Josef Šíma, Orage, Tension électrique, 1928

The paintings of his final years, of which L’Impasse is a classic example, were undoubtedly the artist's most experimental. Inspired by the rediscovery of supposedly lost pre-war works, and their inclusion in exhibitions in Paris and Prague in 1964, Šíma's later output represents the fusion of youthful enthusiasm with the skills of an artist in his prime. Although they still contain elements of the material world, these elements were now so subtle as to be almost indistinct. L’Impasse displays the typical softness of this period, and a lightness of touch in its painterly execution. Šíma creates a quiet, calm and sensuous image, which at the same time also captures and expresses a powerful and potentially terrifying sense of unease. The sinuous curves of the central red female torso are beautiful but it is essentially a head - and a limb-less figure, resembling lips, a tongue or the lips of the vulva all at once. This sensual and erotic centre of the composition is the gatekeeper to the void behind it. The title of the painting ‘L’Impasse’ – Dead end further underlines the ambiguity inherent in the composition.

The members of Le Grand Jeu were welcoming notions of the Void. Le Grand Jeu criticised European rational civilisation and instead drew inspiration from Indian philosophy, occultism and primitivism, the unconscious mind and experimental metaphysics.
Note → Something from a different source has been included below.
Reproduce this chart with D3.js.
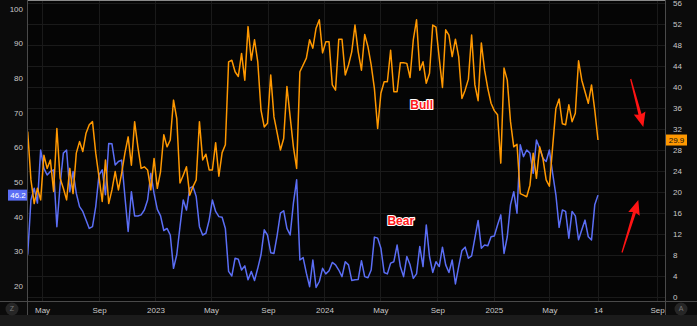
<!DOCTYPE html>
<html>
<head>
<meta charset="utf-8">
<script src="https://cdn.jsdelivr.net/npm/d3@7"></script>
<style>
  html, body { margin: 0; padding: 0; background: #1b1b1b; }
  svg { display: block; }
</style>
</head>
<body>
<svg id="chart" width="697" height="326"></svg>
<script>
// Weekly sentiment readings, one value per week starting at firstWeek
const firstWeek = "2022-03-31";

// Bull % (right axis)
const bull = [
  31.5,22.3,17.8,20.7,18.5,27.0,24.5,26.1,20.1,32.1,
  22.6,20.7,18.5,24.5,19.7,27.4,29.6,27.7,31.2,32.8,
  33.4,27.4,22.9,18.2,26.1,17.8,20.4,23.9,20.4,23.6,
  27.4,30.5,25.1,33.4,28.6,24.5,24.8,24.2,20.4,26.4,
  20.7,23.9,30.9,28.6,29.9,37.5,34.0,21.7,23.2,24.8,
  19.4,21.0,22.3,33.4,26.1,27.2,24.2,24.2,29.4,23.0,
  27.5,29.0,44.8,45.1,42.9,42.0,46.4,41.3,51.5,45.1,
  49.0,44.8,35.6,32.4,33.1,42.3,34.3,31.2,28.0,30.2,
  40.1,34.3,28.6,24.5,42.9,44.2,45.5,49.0,47.4,51.2,
  52.8,46.5,48.6,48.6,40.4,39.4,49.1,49.1,42.3,44.2,
  46.7,51.8,46.7,43.2,50.0,47.7,44.2,39.7,32.1,38.8,
  41.0,41.0,47.0,39.1,39.1,44.6,44.6,44.5,41.8,49.0,
  52.8,43.2,44.8,40.7,42.6,51.8,51.4,45.5,39.9,50.9,
  49.9,45.8,49.1,45.8,37.8,39.4,41.5,49.9,40.4,37.4,
  48.4,43.2,39.7,36.9,35.5,34.7,25.5,43.6,41.3,33.4,
  28.6,29.1,19.7,19.4,19.1,21.3,27.4,22.6,28.6,26.4,
  22.3,21.1,28.6,35.9,37.7,33.0,32.8,36.6,33.4,35.0,
  45.0,41.3,39.1,36.9,40.4,35.6,29.9
];

// Bear % (left axis)
const bear = [
  29.0,44.8,48.2,43.9,59.2,53.9,52.0,53.0,53.5,37.1,
  49.1,58.3,59.2,47.2,53.0,46.7,42.9,41.5,39.0,36.6,
  37.1,42.9,52.0,53.5,46.3,61.1,61.0,54.9,55.9,56.3,
  45.8,35.7,47.2,40.2,40.2,40.5,41.9,44.8,52.5,46.7,
  42.1,40.2,36.0,36.6,34.7,25.1,29.0,37.1,44.8,41.9,
  48.2,48.7,45.8,37.1,34.7,35.2,39.0,44.8,41.5,40.0,
  39.8,36.6,24.2,22.9,28.0,27.7,24.6,25.8,21.8,24.2,
  21.6,25.1,29.0,36.2,34.7,29.6,29.4,34.7,41.0,41.7,
  36.6,34.7,43.9,50.6,27.5,28.2,23.7,19.8,27.5,19.6,
  21.3,25.1,23.5,24.4,26.8,26.1,24.6,22.7,27.0,26.1,
  21.6,21.8,21.9,27.3,22.7,22.4,24.6,34.1,33.8,30.9,
  23.9,23.5,26.6,27.0,31.8,25.6,22.7,28.5,26.1,22.2,
  23.5,31.4,25.6,37.6,28.5,23.9,27.0,25.6,31.2,26.1,
  23.9,27.5,20.6,25.6,30.2,31.2,28.0,28.7,33.8,38.9,
  30.9,31.8,31.6,34.2,34.4,37.6,40.5,29.4,34.2,43.4,
  47.2,41.0,60.7,57.3,59.2,58.3,52.5,62.1,59.7,56.8,
  55.9,59.2,52.5,46.3,36.9,41.9,41.5,33.8,41.5,40.2,
  33.3,36.2,39.0,34.2,33.3,43.4,46.2
];

// Axis ticks
const leftTicks = [20, 30, 40, 50, 60, 70, 80, 90, 100];
const rightTicks = [0, 4, 8, 12, 16, 20, 24, 28, 32, 36, 40, 44, 48, 52, 56];
const timeTickDates = ["2022-05-01","2022-09-01","2023-01-01","2023-05-01","2023-09-01",
  "2024-01-01","2024-05-01","2024-09-01","2025-01-01","2025-05-01","2025-08-14","2025-09-01"];
const timeTickLabels = ["May","Sep","2023","May","Sep","2024","May","Sep","2025","May","14","Sep"];

// Series labels
const seriesNames = ["Bull", "Bear"];
const labelDates = ["2024-07-29", "2024-06-14"];
const labelValues = [35.9, 37.6];

// ---------------------------------------------------------------
const W = 697, H = 326;
const plot = { left: 27, right: 665, top: 0, bottom: 301, strip: 315 };
const font = "'Liberation Sans', Arial, sans-serif";
const BULL_C = "#ff9800", BEAR_C = "#5b6ef5";

const parse = d3.timeParse("%Y-%m-%d");
const start = parse(firstWeek);
const dates = bull.map((_, i) => d3.timeDay.offset(start, 7 * i));
const lastDate = dates[dates.length - 1];

// Bar-spaced time axis, with wider spacing past the last bar
const x = d3.scaleTime()
  .domain([dates[0], lastDate, parse("2025-09-01")])
  .range([27.7, 598, 657]);
const yL = d3.scaleLinear().domain([20, 100]).range([286, 8.5]);
const yR = d3.scaleLinear().domain([0, 56]).range([297, 3]);

const svg = d3.select("#chart");

// Backgrounds
svg.append("rect").attr("width", W).attr("height", H).attr("fill", "#1b1b1b");
svg.append("rect").attr("x", 0).attr("y", 0).attr("width", W).attr("height", plot.strip).attr("fill", "#0b0b0b");
svg.append("rect").attr("x", plot.left).attr("y", 0)
  .attr("width", plot.right - plot.left).attr("height", plot.bottom).attr("fill", "#050505");

// Grid
const grid = svg.append("g").attr("stroke", "#1a1a1a").attr("stroke-width", 1);
grid.selectAll("line.h").data(rightTicks).join("line")
  .attr("x1", plot.left).attr("x2", plot.right)
  .attr("y1", d => Math.round(yR(d)) + 0.5).attr("y2", d => Math.round(yR(d)) + 0.5);
grid.selectAll("line.v").data(timeTickDates).join("line")
  .attr("y1", plot.top).attr("y2", plot.bottom)
  .attr("x1", d => Math.round(x(parse(d))) + 0.5).attr("x2", d => Math.round(x(parse(d))) + 0.5);

// Lines
svg.append("clipPath").attr("id", "clip").append("rect")
  .attr("x", plot.left).attr("y", plot.top)
  .attr("width", plot.right - plot.left).attr("height", plot.bottom - plot.top);

const lines = svg.append("g").attr("clip-path", "url(#clip)");
lines.append("path")
  .datum(bear)
  .attr("fill", "none").attr("stroke", BEAR_C).attr("stroke-width", 1.5)
  .attr("stroke-linejoin", "round")
  .attr("d", d3.line().x((d, i) => x(dates[i])).y(d => yL(d)));
lines.append("path")
  .datum(bull)
  .attr("fill", "none").attr("stroke", BULL_C).attr("stroke-width", 1.5)
  .attr("stroke-linejoin", "round")
  .attr("d", d3.line().x((d, i) => x(dates[i])).y(d => yR(d)));

// Frame lines
svg.append("line").attr("x1", plot.left).attr("x2", plot.right).attr("y1", 0.5).attr("y2", 0.5)
  .attr("stroke", "#8a8a8a");
svg.append("line").attr("x1", 0).attr("x2", W).attr("y1", plot.bottom + 0.5).attr("y2", plot.bottom + 0.5)
  .attr("stroke", "#4a4a4a");
[plot.left, plot.right].forEach(px => {
  svg.append("line").attr("x1", px + 0.5).attr("x2", px + 0.5).attr("y1", 0).attr("y2", plot.strip)
    .attr("stroke", "#4a4a4a");
});

// Axes
function styleAxis(g) {
  g.select(".domain").remove();
  g.selectAll(".tick line").remove();
  g.selectAll("text").attr("fill", "#c9c9c9").attr("font-family", font).attr("font-size", 8);
}
svg.append("g").attr("transform", `translate(${plot.left},0)`)
  .call(d3.axisLeft(yL).tickValues(leftTicks).tickSize(0).tickPadding(4))
  .call(styleAxis);
svg.append("g").attr("transform", `translate(${plot.right},0)`)
  .call(d3.axisRight(yR).tickValues(rightTicks).tickSize(0).tickPadding(8))
  .call(styleAxis);
svg.append("g").attr("transform", `translate(0,${plot.bottom})`)
  .call(d3.axisBottom(x).tickValues(timeTickDates.map(parse))
    .tickFormat((d, i) => timeTickLabels[i]).tickSize(0).tickPadding(6))
  .call(styleAxis);

// Last-value tags
const lastBear = bear[bear.length - 1], lastBull = bull[bull.length - 1];
const tagL = svg.append("g");
tagL.append("rect").attr("x", 8).attr("y", yL(lastBear) - 5.5).attr("width", plot.left - 8).attr("height", 11)
  .attr("fill", BEAR_C);
tagL.append("text").attr("x", (8 + plot.left) / 2 + 0.5).attr("y", yL(lastBear)).attr("dy", "0.35em")
  .attr("text-anchor", "middle").attr("fill", "#ffffff")
  .attr("font-family", font).attr("font-size", 8).text(lastBear.toFixed(1));
const tagR = svg.append("g");
tagR.append("rect").attr("x", plot.right + 1).attr("y", yR(lastBull) - 5.5).attr("width", 21).attr("height", 11)
  .attr("fill", BULL_C);
tagR.append("text").attr("x", plot.right + 11.5).attr("y", yR(lastBull)).attr("dy", "0.35em")
  .attr("text-anchor", "middle").attr("fill", "#111")
  .attr("font-family", font).attr("font-size", 8).text(lastBull.toFixed(1));

// Series name labels
const scalesFor = [yR, yL];
seriesNames.forEach((name, i) => {
  svg.append("text")
    .attr("x", x(parse(labelDates[i]))).attr("y", scalesFor[i](labelValues[i]))
    .attr("text-anchor", "middle")
    .attr("font-family", font).attr("font-weight", "bold").attr("font-size", 12)
    .attr("fill", "#ff1a1a").attr("stroke", "#ffffff").attr("stroke-width", 2.2)
    .attr("stroke-linejoin", "round").attr("paint-order", "stroke")
    .text(name);
});

// Red pointer arrows
function arrow(x1, y1, x2, y2) {
  const dx = x2 - x1, dy = y2 - y1, len = Math.hypot(dx, dy);
  const ux = dx / len, uy = dy / len, nx = -uy, ny = ux;
  const hl = 13, hw = 6, w0 = 0.6, w1 = 1.6;
  const bx = x2 - ux * hl, by = y2 - uy * hl;
  const pts = [
    [x1 + nx * w0, y1 + ny * w0],
    [bx + nx * w1, by + ny * w1],
    [bx + nx * hw - ux * 1.5, by + ny * hw - uy * 1.5],
    [x2, y2],
    [bx - nx * hw - ux * 1.5, by - ny * hw - uy * 1.5],
    [bx - nx * w1, by - ny * w1],
    [x1 - nx * w0, y1 - ny * w0]
  ];
  svg.append("polygon").attr("points", pts.map(p => p.join(",")).join(" ")).attr("fill", "#ff1414");
}
arrow(630.7, 79, 643.3, 127);
arrow(622, 252.5, 638.3, 200);

// Corner buttons
[[12, 309, "Z"], [681, 309, "A"]].forEach(([cx, cy, t]) => {
  svg.append("circle").attr("cx", cx).attr("cy", cy).attr("r", 6.5).attr("fill", "#262626");
  svg.append("text").attr("x", cx).attr("y", cy).attr("dy", "0.35em").attr("text-anchor", "middle")
    .attr("fill", "#777").attr("font-family", font).attr("font-size", 7).text(t);
});
</script>
</body>
</html>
The members of the group tried to overcome real-world borders, using various means from poetry, to drug and alcohol use, sleep deprivation and meditation to penetrate their subconscious in order to create works of art. Šíma closely collaborated with the poets Roger Gilbert-Lecomte and René Daumal, with whom he had co-founded the group. Gilbert-Lecomte in particular is considered one of the most eminent poets of the Surrealist period. His often outrageous poems were visionary and sardonic, and sought to express ‘the impersonal instant of eternity in emptiness, the glimpse of eternity in the void’.

L’Impasse could be a considered a visual representation of what Gilbert-Lecomte sought to express in poems such as II and V:

II

A home to ghosts and to the children of night
A place of absence stillness gloom
The whole of space and what it holds
In a field all white a black hole
Like the cave of the sky
The whole body of woman is a vacuum to be filled

V

As Antaeus revives by touching earth
To revive empty space by touching skins
In your bosom I lie in order to perform the rite
Of homecoming to where I came from when not yet born
The animal sign of the archaic ecstasy

In your bosom I lay the offering
Of balm and venom mixed
Blind as I am
In the caves of being that are the antechambers of annihilation

Born in Czechoslovakia in 1891, Šíma moved to Paris in 1921, and it was in the French capital that his career was to take flight. His meeting with Mondrian in 1925 was crucial to his own artistic evolution, and Šíma was particularly fascinated by Mondrian's refusal to label his paintings as 'abstract', a term which he felt failed to recognise the importance of the natural world in their creation. By 1926 Šíma was a French citizen, and the following year he became one of the founding members of Le Grand Jeu. Šíma befriended some of the best-known Surrealists, including Hans Arp and Max Ernst, and organised Andre Breton's visit to Prague in 1935. Although often compared to the Surrealists, Šíma and the other members of Le Grand Jeu saw themselves as more rational than Arp or Ernst, rejecting automatism in favour of a more controlled intellectualism.